Title: Discourse Futures and Discourse-to-Come: What Role Can Studies of Discourse and Interaction Play in Understanding and Mediating Social Change and Transformation?

Abstract: This presentation will explore three interconnected issues. First, the relationship between discourse, (inter)action and practice. Second, the assumptions about ‘the future’ that are commonly made in discourse studies. Third, the role that discourse studies might play in democratic social change and transformation, with an explicit focus on shaping a just and sustainable future. Work in discourse studies will be compared and contrasted with contemporary ideas about governmentality, mobility, infrastructure, social movements, consumption practices, sociotechnical assemblages, and ‘the future’, in order to develop a prefigurative discourse studies for social change that is relevant to the turbulent twenty first century.

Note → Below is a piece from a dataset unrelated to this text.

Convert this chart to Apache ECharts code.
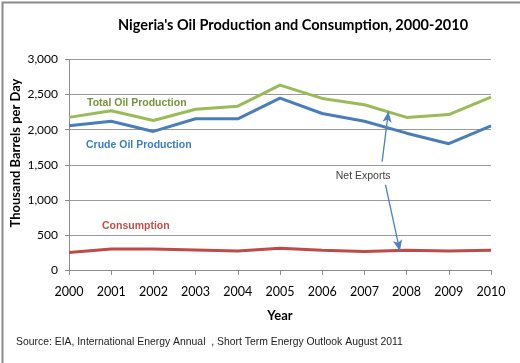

This exploration of key issues is illustrated with three case studies: (a) reality TV parenting programmes, (b) the “Earth Hour” global media campaign to bring attention to anthropogenic climate change, and (c) the growing ‘transition town’ movement to build resilient local communities given the scenario of future global resource scarcity. Further, a sketch is attempted of the sorts of mediated actions, practices and discourses that may be desirable for us to profile in future research. This includes mapping the mediated discourses and social interactional encounters that are interleaved with the heterogeneous nexus of practices and powers of, for example, control, freedom, access, mobility, cleanliness, comfort, convenience, consumption, waste, repair, recycling and reuse. The presentation concludes with a reflection on the promise of a ‘discourse–to-come', a promise that is both an injunction and yet unfulfillable.